While their stage personalities are intimidating to a degree, metal colleagues will always testify to the fact that the boys of Bhayanak Maut “are really nice guys.” From personal experience, Hariharan and I had an easy while waiting for a gig to start. Providence’s Shezan Shaikh gets a bit nostalgic. “I was travelling in some local train to some place. I saw Vinay in the same compartment and I was like “SHIT VINAY!” So I went up to him, made small talk and Vinay just went, ‘We are looking for a guitar player, you should come try out,’ and I gave the most sheepish smile ever and laughed out.  He was the nicest guy at that point and some eight years later, I think, he’s still the nicest guy in the scene. He’s like a total gentleman. I don’t know if Vinay remember’s this little tale but today, he’s one of the guy’s from the scene I really respect and look up to. Being able to drink with him across the table is also win-max.”



Bhayanak Maut Dog

Bhayanak Maut are one of those bands that make the most use of social media to connect with and stay in touch with their fans and followers. Their current set of vines during their in-studio production of their album will have you in splits. Music journalist Akhila Shankar recalls more random shit though. “This one time Vinay Tweeted to the Pope about Bhayanak Maut. Then, there was the time they made Sunny’s dog wore a scarf and the picture said ‘Mere mard ko Bhayanak Maut ke log le gaya‘. And there was the time they added Riju Dasgupta (from Albatross) into their band photo using Photoshop saying he is their new bass player.”
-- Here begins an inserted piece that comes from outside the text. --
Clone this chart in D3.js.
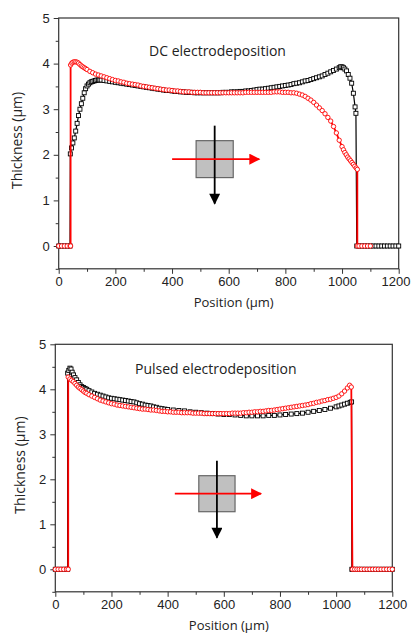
<!DOCTYPE html>
<html>
<head>
<meta charset="utf-8">
<script src="https://cdn.jsdelivr.net/npm/d3@7"></script>
<style>
  body { margin: 0; background: #fff; }
  svg { display: block; font-family: "Open Sans", sans-serif; }
  .axis text { font-size: 13px; fill: #222; }
  .axis line { stroke: #333; }
  .axis path { display: none; }
</style>
</head>
<body>
<div id="chart"></div>
<script>
// tick labels
var xTicks = [0, 200, 400, 600, 800, 1000, 1200];
var xMinor = [100, 300, 500, 700, 900, 1100];
var yTicks = [0, 1, 2, 3, 4, 5];
var yMinor = [-0.5, 0.5, 1.5, 2.5, 3.5, 4.5];

// DC electrodeposition, [position um, thickness um]
var dcSquare = [[0,0],[10,0],[20,0],[30,0],[40,0],[41,2.02],[45,2.15],[50,2.26],[55,2.37],[60,2.52],[65,2.69],[70,2.86],[75,3.00],[80,3.12],[85,3.24],[90,3.36],[95,3.45],[100,3.51],[105,3.55],[110,3.58],[115,3.60],[120,3.61],[125,3.62],[130,3.63],[135,3.64],[140,3.64],[145,3.64],[150,3.64],[160,3.63],[170,3.62],[180,3.61],[190,3.60],[200,3.59],[210,3.58],[220,3.57],[230,3.56],[240,3.55],[250,3.54],[260,3.53],[270,3.52],[280,3.51],[290,3.50],[300,3.49],[310,3.48],[320,3.47],[330,3.46],[340,3.45],[350,3.44],[360,3.43],[370,3.42],[380,3.41],[390,3.41],[400,3.40],[410,3.39],[420,3.39],[430,3.38],[440,3.38],[450,3.37],[460,3.37],[470,3.37],[480,3.36],[490,3.36],[500,3.36],[510,3.36],[520,3.36],[530,3.36],[540,3.36],[550,3.36],[560,3.36],[570,3.36],[580,3.37],[590,3.37],[600,3.37],[610,3.38],[620,3.38],[630,3.38],[640,3.39],[650,3.39],[660,3.40],[670,3.40],[680,3.41],[690,3.42],[700,3.43],[710,3.44],[720,3.44],[730,3.45],[740,3.46],[750,3.47],[760,3.48],[770,3.49],[780,3.50],[790,3.51],[800,3.52],[810,3.53],[820,3.54],[830,3.56],[840,3.57],[850,3.58],[860,3.60],[870,3.62],[880,3.63],[890,3.65],[900,3.67],[910,3.69],[920,3.71],[930,3.73],[940,3.76],[950,3.79],[960,3.82],[970,3.85],[980,3.88],[990,3.91],[995,3.93],[1000,3.93],[1005,3.91],[1010,3.88],[1016,3.84],[1022,3.76],[1028,3.68],[1034,3.57],[1040,3.35],[1046,3.05],[1049,2.91],[1052,0],[1060,0],[1070,0],[1080,0],[1090,0],[1100,0],[1110,0],[1120,0],[1130,0],[1140,0],[1150,0],[1160,0],[1170,0],[1180,0],[1190,0],[1200,0]];
var dcCircle = [[0,0],[10,0],[20,0],[30,0],[40,0],[42,0],[42,3.97],[46,4.01],[50,4.03],[55,4.04],[60,4.04],[65,4.03],[70,4.01],[75,3.98],[80,3.95],[85,3.93],[90,3.91],[95,3.89],[100,3.87],[110,3.83],[120,3.80],[130,3.77],[140,3.75],[150,3.73],[160,3.71],[170,3.69],[180,3.67],[190,3.65],[200,3.63],[210,3.62],[220,3.60],[230,3.59],[240,3.57],[250,3.56],[260,3.55],[270,3.54],[280,3.53],[290,3.51],[300,3.50],[310,3.49],[320,3.48],[330,3.47],[340,3.46],[350,3.45],[360,3.44],[370,3.43],[380,3.42],[390,3.42],[400,3.41],[410,3.40],[420,3.40],[430,3.39],[440,3.38],[450,3.38],[460,3.38],[470,3.37],[480,3.37],[490,3.37],[500,3.37],[510,3.36],[520,3.36],[530,3.36],[540,3.36],[550,3.36],[560,3.36],[570,3.36],[580,3.36],[590,3.36],[600,3.36],[610,3.36],[620,3.36],[630,3.36],[640,3.36],[650,3.36],[660,3.37],[670,3.37],[680,3.37],[690,3.37],[700,3.37],[710,3.37],[720,3.37],[730,3.37],[740,3.37],[750,3.37],[760,3.38],[770,3.38],[780,3.38],[790,3.37],[800,3.37],[810,3.37],[820,3.36],[830,3.36],[840,3.35],[850,3.33],[860,3.31],[870,3.28],[880,3.24],[890,3.20],[900,3.15],[910,3.09],[920,3.03],[930,2.97],[940,2.90],[950,2.82],[960,2.74],[970,2.62],[980,2.48],[990,2.32],[1000,2.18],[1005,2.11],[1010,2.05],[1015,2.00],[1020,1.95],[1025,1.91],[1030,1.87],[1035,1.83],[1040,1.79],[1045,1.75],[1050,1.71],[1054,1.68],[1054,0],[1060,0],[1070,0],[1080,0],[1090,0],[1100,0]];

// Pulsed electrodeposition
var pulseSquare = [[0,0],[10,0],[20,0],[30,0],[40,0],[44,0],[44,4.36],[48,4.42],[52,4.47],[56,4.45],[60,4.38],[65,4.32],[70,4.26],[76,4.21],[82,4.15],[88,4.10],[94,4.06],[100,4.04],[106,4.02],[112,4.00],[120,3.97],[130,3.94],[140,3.91],[150,3.89],[160,3.87],[170,3.85],[180,3.83],[190,3.81],[200,3.80],[210,3.79],[220,3.78],[230,3.77],[240,3.76],[250,3.75],[260,3.74],[270,3.73],[280,3.72],[290,3.70],[300,3.68],[310,3.67],[320,3.65],[330,3.64],[340,3.63],[350,3.61],[360,3.60],[370,3.58],[380,3.57],[390,3.56],[400,3.55],[420,3.54],[440,3.53],[460,3.52],[480,3.50],[500,3.49],[520,3.48],[540,3.47],[560,3.46],[580,3.45],[600,3.44],[620,3.44],[640,3.43],[660,3.42],[680,3.41],[700,3.41],[720,3.41],[740,3.41],[760,3.42],[780,3.42],[800,3.43],[820,3.44],[840,3.45],[860,3.46],[880,3.47],[900,3.49],[920,3.51],[940,3.53],[960,3.55],[980,3.58],[1000,3.61],[1010,3.63],[1020,3.65],[1030,3.67],[1040,3.69],[1050,3.71],[1055,3.72],[1056,0],[1060,0],[1070,0],[1080,0],[1090,0],[1100,0],[1110,0],[1120,0],[1130,0],[1140,0],[1150,0],[1160,0],[1170,0],[1180,0],[1190,0],[1200,0]];
var pulseCircle = [[0,0],[10,0],[20,0],[30,0],[40,0],[46,0],[46,4.27],[52,4.23],[58,4.20],[64,4.17],[70,4.13],[76,4.09],[82,4.05],[88,4.02],[94,3.99],[100,3.96],[106,3.93],[112,3.91],[120,3.88],[130,3.85],[140,3.82],[150,3.79],[160,3.76],[170,3.74],[180,3.72],[190,3.70],[200,3.68],[210,3.67],[220,3.65],[230,3.64],[240,3.63],[250,3.62],[260,3.61],[270,3.60],[280,3.59],[290,3.58],[300,3.57],[310,3.56],[320,3.56],[330,3.55],[340,3.54],[350,3.54],[360,3.53],[370,3.52],[380,3.51],[390,3.51],[400,3.50],[410,3.50],[420,3.49],[430,3.49],[440,3.49],[450,3.48],[460,3.48],[470,3.48],[480,3.48],[490,3.47],[500,3.47],[510,3.47],[520,3.47],[530,3.46],[540,3.46],[550,3.46],[560,3.46],[570,3.46],[580,3.46],[590,3.46],[600,3.46],[610,3.46],[620,3.46],[630,3.47],[640,3.47],[650,3.47],[660,3.47],[670,3.48],[680,3.48],[690,3.49],[700,3.49],[710,3.50],[720,3.50],[730,3.51],[740,3.51],[750,3.52],[760,3.53],[770,3.53],[780,3.54],[790,3.55],[800,3.56],[810,3.57],[820,3.58],[830,3.59],[840,3.60],[850,3.61],[860,3.62],[870,3.63],[880,3.64],[890,3.65],[900,3.66],[910,3.68],[920,3.69],[930,3.71],[940,3.72],[950,3.74],[960,3.75],[970,3.77],[980,3.78],[990,3.80],[1000,3.82],[1010,3.85],[1020,3.90],[1030,3.96],[1040,4.03],[1048,4.09],[1054,4.05],[1058,0],[1066,0],[1074,0],[1082,0],[1090,0],[1100,0],[1110,0],[1120,0],[1130,0],[1140,0],[1150,0],[1160,0],[1170,0],[1180,0],[1190,0],[1200,0]];

var W = 411, H = 635;

var svg = d3.select("#chart").append("svg")
    .attr("width", W)
    .attr("height", H);

svg.append("defs").selectAll("marker")
    .data([["headRed", "#ff0000"], ["headBlack", "#000"]])
    .enter().append("marker")
      .attr("id", function(d) { return d[0]; })
      .attr("viewBox", "0 0 10 10")
      .attr("refX", 9).attr("refY", 5)
      .attr("markerUnits", "userSpaceOnUse")
      .attr("markerWidth", 16).attr("markerHeight", 11)
      .attr("orient", "auto")
    .append("path")
      .attr("d", "M0,0L10,5L0,10z")
      .attr("fill", function(d) { return d[1]; });

function renderPanel(opt) {
  var x = d3.scaleLinear().domain([0, 1200]).range([opt.left, opt.right]);
  var y = d3.scaleLinear().domain([-0.5, 5]).range([opt.bottom, opt.top]);
  var g = svg.append("g");

  // minor ticks
  g.append("g").attr("class", "axis")
      .attr("transform", "translate(0," + opt.bottom + ")")
      .call(d3.axisBottom(x).tickValues(xMinor).tickSize(3).tickFormat(""));
  g.append("g").attr("class", "axis")
      .attr("transform", "translate(" + opt.left + ",0)")
      .call(d3.axisLeft(y).tickValues(yMinor).tickSize(3).tickFormat(""));

  var xa = g.append("g").attr("class", "axis")
      .attr("transform", "translate(0," + opt.bottom + ")")
      .call(d3.axisBottom(x).tickValues(xTicks).tickSize(5).tickPadding(3).tickFormat(d3.format("d")));
  // keep the last label inside the window
  xa.selectAll("text").each(function(d) {
    var over = x(d) + this.getComputedTextLength() / 2 - (W - 1);
    if (over > 0) d3.select(this).attr("dx", -over);
  });
  g.append("g").attr("class", "axis")
      .attr("transform", "translate(" + opt.left + ",0)")
      .call(d3.axisLeft(y).tickValues(yTicks).tickSize(5).tickPadding(4).tickFormat(d3.format("d")));

  g.append("rect")
      .attr("x", opt.left).attr("y", opt.top)
      .attr("width", opt.right - opt.left)
      .attr("height", opt.bottom - opt.top)
      .attr("fill", "none")
      .attr("stroke", "#333")
      .attr("stroke-width", 1.2);

  g.append("text")
      .attr("x", (opt.left + opt.right) / 2 + 5)
      .attr("y", opt.bottom + 38)
      .attr("text-anchor", "middle")
      .attr("font-size", 13).attr("fill", "#222")
      .text("Position (\u00b5m)");

  g.append("text")
      .attr("transform", "translate(" + opt.yTitleX + "," + ((opt.top + opt.bottom) / 2 - 3) + ") rotate(-90)")
      .attr("text-anchor", "middle")
      .attr("font-size", 14).attr("fill", "#222")
      .text("Thickness (\u00b5m)");

  g.append("text")
      .attr("x", x(opt.label[1])).attr("y", y(opt.label[2]))
      .attr("font-size", 14).attr("fill", "#222")
      .text(opt.label[0]);

  // sample sketch: gray pad with scan arrows
  var b = opt.box;
  g.append("rect")
      .attr("x", x(b[0])).attr("y", y(b[3]))
      .attr("width", x(b[1]) - x(b[0]))
      .attr("height", y(b[2]) - y(b[3]))
      .attr("fill", "#c0c0c0")
      .attr("stroke", "#666")
      .attr("stroke-width", 1.2);
  var cx = (x(b[0]) + x(b[1])) / 2, cy = (y(b[2]) + y(b[3])) / 2;
  g.append("line")
      .attr("x1", cx).attr("x2", cx)
      .attr("y1", y(b[3]) - 15).attr("y2", y(b[2]) + 26)
      .attr("stroke", "#000").attr("stroke-width", 1.8)
      .attr("marker-end", "url(#headBlack)");
  g.append("line")
      .attr("x1", x(b[0]) - 24).attr("x2", x(b[1]) + 26)
      .attr("y1", cy).attr("y2", cy)
      .attr("stroke", "#ff0000").attr("stroke-width", 1.8)
      .attr("marker-end", "url(#headRed)");

  var line = d3.line()
      .x(function(d) { return x(d[0]); })
      .y(function(d) { return y(d[1]); });

  var sq = g.append("g");
  sq.append("path").datum(opt.square)
      .attr("d", line).attr("fill", "none")
      .attr("stroke", "#000").attr("stroke-width", 1.2);
  sq.selectAll("rect").data(opt.square).enter().append("rect")
      .attr("x", function(d) { return x(d[0]) - 2; })
      .attr("y", function(d) { return y(d[1]) - 2; })
      .attr("width", 4).attr("height", 4)
      .attr("fill", "#fff").attr("stroke", "#000").attr("stroke-width", 0.9);

  var ci = g.append("g");
  ci.append("path").datum(opt.circle)
      .attr("d", line).attr("fill", "none")
      .attr("stroke", "#ff0000").attr("stroke-width", 1.8);
  ci.selectAll("circle").data(opt.circle).enter().append("circle")
      .attr("cx", function(d) { return x(d[0]); })
      .attr("cy", function(d) { return y(d[1]); })
      .attr("r", 2.2)
      .attr("fill", "#fff").attr("stroke", "#ff0000").attr("stroke-width", 0.9);
}

renderPanel({
  left: 58.7, right: 398.7, top: 18, bottom: 268.8, yTitleX: 22,
  label: ["DC electrodeposition", 319, 4.17],
  box: [485, 616, 1.50, 2.31],
  square: dcSquare, circle: dcCircle
});

renderPanel({
  left: 55.3, right: 392.3, top: 344.3, bottom: 591.8, yTitleX: 25,
  label: ["Pulsed electrodeposition", 284, 4.35],
  box: [511, 640, 1.28, 2.08],
  square: pulseSquare, circle: pulseCircle
});
</script>
</body>
</html>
Now it’s no surprise that Hard Rock Cafe is not a venue for metal at all. It has been one of the “strict no-no” rules of the pub ever since it began. So, you gotta wonder what they were thinking when they called Bhayanak Maut to play there.  Rao reiterates “I guess it was one of those Channel V or MTV shows. So, the elims were at HRC and I guess the crowd at HRC had never witnessed a metal show before. BM came up on stage and ended up destroying the place, and as far as I remember, I guess it was the first and last time HRC witnessed a mosh pit.”



Shezan Sheikh is one guy who seems heavily indebted to the guys from Bhayanak Maut, and it comes as no surprise when he says “Sunny has been my bro for donkey’s years, and there’s nothing I can say about him that you already don’t know already. His favourite words are “fuck this chatty cunt.” Apart from that he’s the best frontman in this whole goddamn country. While we were recording “Vanguard,” Venkatesh was cool enough to let us have his guitar for the entire process. And fuck, I’ve also shared the stage with Rahul once, where he sat behind the kit during the Pantera tribute night, where we played Domination with him.”



People sure do seem to lose any sense of physical limitations when Bhayanak Maut are performing. Khan says, “At one of the I-Rock gigs, I sprained my fucking ankle in the pit. I limped to the back, and as soon I reached a comfortable sitting spot they played MNS Messenger Live. There was this whole adrenaline rush and I ran back to the pit, literally pushing down a few bystanders After that, I had to sit my sorry ass down for a week. But it was totally worth it.”



All of this said and done, Bhayanak Maut, without a doubt are one of the most of most loved and admired bands in the city, the country even. So when the band announced they would continue without Venkatesh, a whole lot of the band’s followers felt disheartened. Prabhune says, “It was a sad moment at Marimba, when it was Vinay’s supposed last gig. The sorrow.” Luckily enough that didn’t happen, and it was another celebration altogether.